Friday, August 26, 2005

Molly Peacock on Desire

Not long ago here on my blog I wrote that I wouldn't make a good Buddhist because I love desire too much. Part of me wrote that with regret because I envy the serenity and emotional/mental clarity many Buddhists seem to possess. And I felt a bit like a misfit: unlike some people, my interior life is kind of messy, cluttered, unsettled. Perhaps the clinical term for this is neurosis? Probably. After all, what's so hard about detachment, objectivity, sleeping with a Monarch butterfly or hungering without taking a bite?

For me, just about everything. I fall more into the categories of "she [who] couldn't marry well hurt and love and beautiful things" (Erica Check) or "she who [struggles to] reconcile the ill-matched threads of her life" (Rilke).
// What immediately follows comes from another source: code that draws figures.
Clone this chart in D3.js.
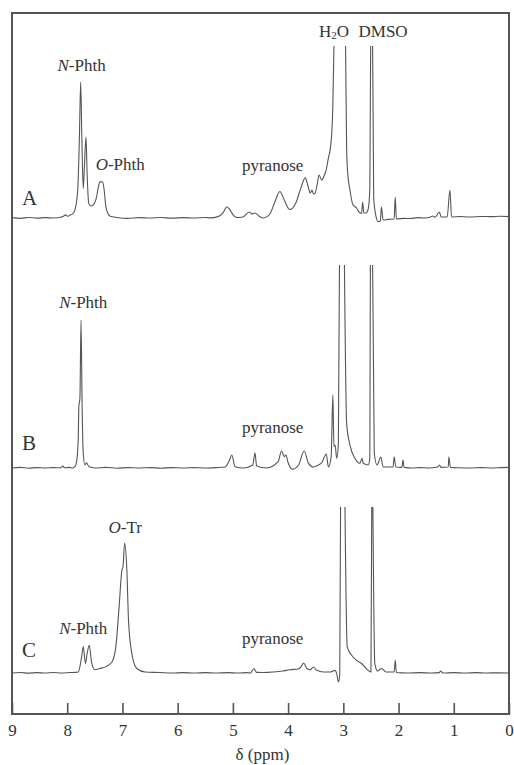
<!DOCTYPE html>
<html>
<head>
<meta charset="utf-8">
<script src="https://cdn.jsdelivr.net/npm/d3@7"></script>
<style>
  body { margin: 0; background: #fff; }
  svg { display: block; }
  text { font-family: "Liberation Serif", "Times New Roman", serif; fill: #333; }
</style>
</head>
<body>
<svg width="514" height="765"></svg>
<script>
// I. Données (ppm, intensité ; 100 = haut de la fenêtre, au-delà le pic est coupé)

let specA = [
    [9.00, 0.2], [8.85, -0.2], [8.70, 0.3], [8.55, -0.1], [8.40, 0.2], [8.25, 0], [8.12, 0.4],
    [8.06, 1.2], [8.03, 1.8], [7.99, 1.0], [7.95, 1.7], [7.90, 2.4], [7.86, 4.7], [7.81, 16],
    [7.78, 46], [7.756, 79], [7.735, 46], [7.71, 17], [7.69, 29], [7.66, 47], [7.64, 26],
    [7.61, 8.5], [7.57, 7], [7.53, 7.6], [7.47, 12], [7.43, 19], [7.41, 21], [7.36, 21],
    [7.33, 16], [7.30, 6.5], [7.26, 2.5], [7.22, 1], [7.10, 0.3], [6.90, -0.2], [6.70, 0.2],
    [6.50, 0], [6.30, 0.3], [6.10, -0.1], [5.90, 0.2], [5.70, 0], [5.50, 0.3], [5.41, 0.1],
    [5.27, 0.8], [5.18, 3], [5.11, 6.4], [5.07, 5.5], [5.03, 3.5], [4.98, 1.2], [4.93, 0.3],
    [4.82, 0.6], [4.70, 3.5], [4.65, 2.3], [4.60, 2.9], [4.53, 1.2], [4.45, 0], [4.38, 0.8],
    [4.33, 2.3], [4.24, 9.3], [4.15, 15.4], [4.07, 10.5], [3.97, 4.9], [3.86, 8.7], [3.77, 17.4],
    [3.69, 23.3], [3.64, 18.6], [3.60, 14.5], [3.57, 16.3], [3.54, 14], [3.51, 14.5], [3.47, 20.3],
    [3.44, 25], [3.39, 22], [3.35, 24.4], [3.31, 28], [3.27, 35], [3.24, 39.5], [3.21, 49],
    [3.19, 65], [3.17, 100], [3.06, 180], [2.96, 100], [2.94, 39.5], [2.92, 26], [2.88, 16.3],
    [2.83, 8], [2.76, 5.8], [2.72, 3.5], [2.67, 2.7], [2.65, 9.3], [2.63, 2.9], [2.59, 2.9],
    [2.55, 5.2], [2.52, 17], [2.505, 100], [2.49, 200], [2.47, 100], [2.45, 11.6], [2.41, 1.2],
    [2.37, -2.1], [2.33, -1.7], [2.31, 6.4], [2.28, -1.2], [2.19, -0.8], [2.08, -0.6], [2.06, 12.2],
    [2.04, -0.5], [1.90, -0.2], [1.79, -0.3], [1.65, 0.2], [1.52, 0], [1.42, 0.6], [1.38, 1.2],
    [1.34, 0.4], [1.26, 3.5], [1.23, 0.6], [1.12, 0.6], [1.07, 16.3], [1.04, 0.6], [0.90, 0.9],
    [0.71, 0.6], [0.50, 0.9], [0.34, 0.8], [0.15, 1.0], [0, 0.8]
];

let specB = [
    [9.00, 0], [8.85, 0.3], [8.70, -0.1], [8.55, 0.2], [8.40, 0], [8.25, 0.2], [8.12, 0.1],
    [8.08, 1], [8.05, 0.1], [7.95, 0.3], [7.91, 0], [7.86, 0.7], [7.83, 3], [7.80, 14.8],
    [7.79, 30], [7.77, 34.5], [7.75, 72.9], [7.73, 29.6], [7.71, 7.4], [7.68, 1.5], [7.65, 2.6],
    [7.61, 0.7], [7.50, 0], [7.30, 0.3], [7.10, -0.1], [6.90, 0.2], [6.70, 0], [6.50, 0.2],
    [6.30, -0.1], [6.10, 0.2], [5.90, 0], [5.70, 0.2], [5.50, 0], [5.30, 0.2], [5.14, 0.5],
    [5.06, 3.9], [5.02, 6.4], [4.96, 0.6], [4.81, 0], [4.64, 1.5], [4.60, 7.5], [4.57, 1],
    [4.39, 0], [4.18, 3.1], [4.12, 8.4], [4.07, 5.6], [4.04, 6.4], [4.00, 2.6], [3.92, -0.6],
    [3.81, 1.5], [3.71, 8.4], [3.63, 2.3], [3.54, 0.5], [3.45, 1.5], [3.39, 2.6], [3.31, 6.9],
    [3.27, 0.5], [3.22, 5.6], [3.19, 36], [3.17, 10.5], [3.15, 11.3], [3.12, 4.8], [3.09, 12],
    [3.07, 100], [3.02, 250], [2.98, 100], [2.94, 22], [2.88, 11.3], [2.79, 4.8], [2.70, 2.3],
    [2.66, 4.8], [2.64, 2.3], [2.55, 1.5], [2.52, 5], [2.51, 100], [2.49, 250], [2.47, 100],
    [2.44, 7.4], [2.39, 1.5], [2.32, 5.4], [2.28, 0.5], [2.10, 0.5], [2.08, 5.4], [2.05, 0.5],
    [1.94, 0.3], [1.92, 3.9], [1.90, 0.3], [1.75, 0], [1.61, 0.2], [1.45, 0], [1.29, 0.5],
    [1.26, 1.5], [1.23, 0.3], [1.10, 0.5], [1.09, 5.4], [1.06, 0.3], [0.90, 0.1], [0.71, 0],
    [0.50, 0.2], [0.30, 0], [0.15, 0.2], [0, 0.3]
];

let specC = [
    [9.00, 0], [8.85, 0.3], [8.70, -0.1], [8.55, 0.2], [8.40, 0], [8.25, 0.3], [8.10, 0],
    [7.95, 0.3], [7.85, 0.4], [7.80, 0.6], [7.74, 9.6], [7.71, 16], [7.67, 5.7], [7.64, 11.7],
    [7.60, 16.7], [7.56, 6.6], [7.50, 2], [7.41, 2.7], [7.29, 4], [7.19, 6.6], [7.12, 15.7],
    [7.06, 40], [7.01, 62], [6.99, 64], [6.96, 78.3], [6.92, 62], [6.89, 31.7], [6.83, 11.7],
    [6.74, 2.7], [6.59, 0.6], [6.32, 0.3], [6.10, 0], [5.90, 0.2], [5.70, 0], [5.50, 0.2],
    [5.30, 0], [5.10, 0.2], [4.90, 0], [4.75, 0.2], [4.68, 0], [4.62, 2.7], [4.57, 0.4],
    [4.45, 0.3], [4.27, 0.6], [4.10, 1.2], [3.97, 2], [3.82, 2.4], [3.76, 4], [3.72, 6],
    [3.66, 2.7], [3.60, 2], [3.54, 3.6], [3.48, 1.6], [3.36, 0.6], [3.24, 0.6], [3.15, 1.6],
    [3.12, -0.4], [3.09, -5.4], [3.065, -1], [3.05, 100], [3.01, 250], [2.97, 100], [2.93, 15.7],
    [2.85, 10.7], [2.76, 7.6], [2.67, 5.7], [2.55, 1.6], [2.50, 0.6], [2.485, 100], [2.475, 250],
    [2.465, 100], [2.43, 5.7], [2.38, 1.2], [2.31, 2.7], [2.22, 0.6], [2.08, 0.6], [2.06, 7.6],
    [2.04, 0.3], [1.85, 0], [1.61, 0.2], [1.40, 0], [1.26, 0.2], [1.24, 1.2], [1.19, 0],
    [1.00, 0.2], [0.80, 0], [0.60, 0.2], [0.40, 0], [0.20, 0.1], [0, 0]
];

let lettres = ["A", "B", "C"];

// étiquettes : préfixe en italique, reste en romain, position (ppm, intensité)
let notesA = [
    { it: "N", txt: "-Phth", ppm: 7.74, v: 85.6 },
    { it: "O", txt: "-Phth", ppm: 7.04, v: 27.9 },
    { it: "", txt: "pyranose", ppm: 4.28, v: 27.5 },
    { it: "", txt: "H2O", ppm: 3.17, v: 105 },
    { it: "", txt: "DMSO", ppm: 2.28, v: 105 }
];
let notesB = [
    { it: "N", txt: "-Phth", ppm: 7.71, v: 78.8 },
    { it: "", txt: "pyranose", ppm: 4.28, v: 17.4 }
];
let notesC = [
    { it: "O", txt: "-Tr", ppm: 6.95, v: 84.2 },
    { it: "N", txt: "-Phth", ppm: 7.71, v: 23.3 },
    { it: "", txt: "pyranose", ppm: 4.28, v: 17.3 }
];

let ticks = [9, 8, 7, 6, 5, 4, 3, 2, 1, 0];

// II. Dessin

let svg = d3.select("svg");

let cadre = { left: 12, right: 509, top: 13, bottom: 714 };

// ligne de base et haut de chaque spectre
let bandes = [
    { base: 218, haut: 46 },
    { base: 468, haut: 265 },
    { base: 673, haut: 507 }
];

let x = d3.scaleLinear().domain([9, 0]).range([cadre.left, cadre.right]);

svg.append("clipPath").attr("id", "zone")
    .append("rect")
    .attr("x", cadre.left)
    .attr("y", cadre.top)
    .attr("width", cadre.right - cadre.left)
    .attr("height", cadre.bottom - cadre.top);

let spectres = [specA, specB, specC];
let notes = [notesA, notesB, notesC];

spectres.forEach(function (spec, i) {
    let y = d3.scaleLinear().domain([0, 100]).range([bandes[i].base, bandes[i].haut]);

    let ligne = d3.line()
        .defined(d => d[1] <= 100)
        .x(d => x(d[0]))
        .y(d => y(d[1]))
        .curve(d3.curveMonotoneX);

    svg.append("path")
        .datum(spec)
        .attr("d", ligne)
        .attr("clip-path", "url(#zone)")
        .attr("fill", "none")
        .attr("stroke", "#555")
        .attr("stroke-width", 1.1)
        .attr("stroke-linejoin", "round");

    // lettre du spectre
    svg.append("text")
        .attr("x", x(8.82))
        .attr("y", y(i == 0 ? 7.6 : (i == 1 ? 8.9 : 9.5)))
        .attr("font-size", 21)
        .text(lettres[i]);

    // étiquettes
    notes[i].forEach(function (n) {
        let t = svg.append("text")
            .attr("x", x(n.ppm))
            .attr("y", y(n.v))
            .attr("text-anchor", "middle")
            .attr("font-size", 17);
        if (n.txt == "H2O") {
            t.append("tspan").text("H");
            t.append("tspan").attr("font-size", 11).attr("dy", 2).text("2");
            t.append("tspan").attr("dy", -2).text("O");
        } else {
            if (n.it != "") t.append("tspan").attr("font-style", "italic").text(n.it);
            t.append("tspan").text(n.txt);
        }
    });
});

// cadre
svg.append("rect")
    .attr("x", cadre.left)
    .attr("y", cadre.top)
    .attr("width", cadre.right - cadre.left)
    .attr("height", cadre.bottom - cadre.top)
    .attr("fill", "none")
    .attr("stroke", "#555")
    .attr("stroke-width", 2);

// axe des ppm, graduations vers l'intérieur
let axe = svg.append("g")
    .attr("transform", "translate(0," + cadre.bottom + ")")
    .call(d3.axisBottom(x).tickValues(ticks).tickFormat(d3.format("d"))
        .tickSizeInner(-11).tickSizeOuter(0).tickPadding(10));

axe.select(".domain").remove();
axe.selectAll(".tick line").attr("stroke", "#555").attr("stroke-width", 1.6);
axe.selectAll(".tick text")
    .attr("font-family", "Liberation Serif, Times New Roman, serif")
    .attr("font-size", 17)
    .attr("fill", "#333");

svg.append("text")
    .attr("x", (cadre.left + cadre.right) / 2 + 2)
    .attr("y", 760)
    .attr("text-anchor", "middle")
    .attr("font-size", 17)
    .text("δ (ppm)");
</script>
</body>
</html>
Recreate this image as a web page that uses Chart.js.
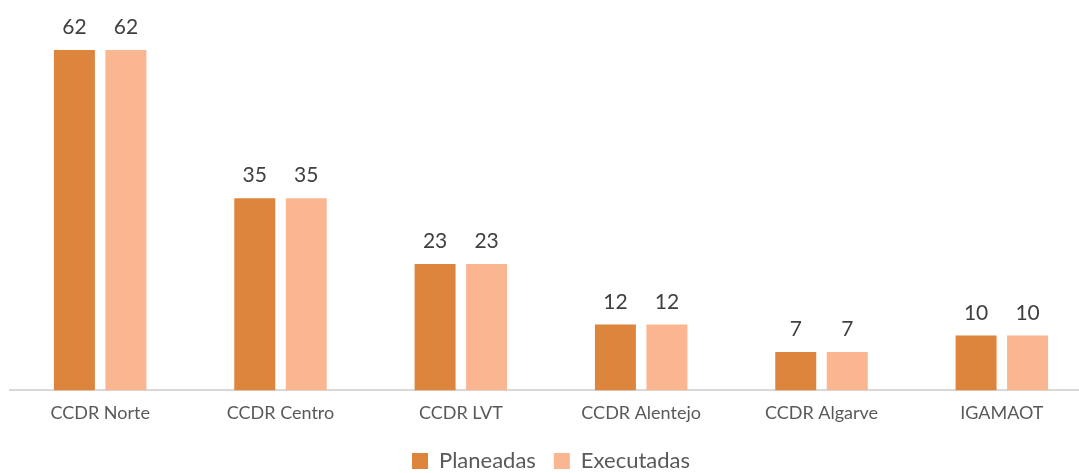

This morning, though, I discovered that I am not the only one who finds the so-called virtues of objectivity and orderliness both unattainable and, well, un-desirable. I found a fellow neurotic/artist in poet Molly Peacock. The following is from her latest collection, Cornucopia...

Why I Am Not a Buddhist
I love desire, the state of want and thought
of how to get; building a kingdom in a soul
requires desire. I love the things I've sought
--you in your beltless bathrobe, tongues of cash that loll
from my billfold--and love what I want: clothes,
houses, redemption. Can a new mauve suit
equal God? Oh no, desire is ranked. To lose
a loved pen is not like losing faith. Acute
desire for nut gateau is driven out by death,
but the cake on its plate has meaning,
even when love is endangered and nothing matters.
For my mother, health; for my sister, bereft,
wholeness. But why is desire suffering?
Because want leaves a world in tatters?
How else but in tatters should a world be?
A columned porch set high above a lake.
Here, take my money. A loved face in agony,
the spirit gone. Here, use my rags of love.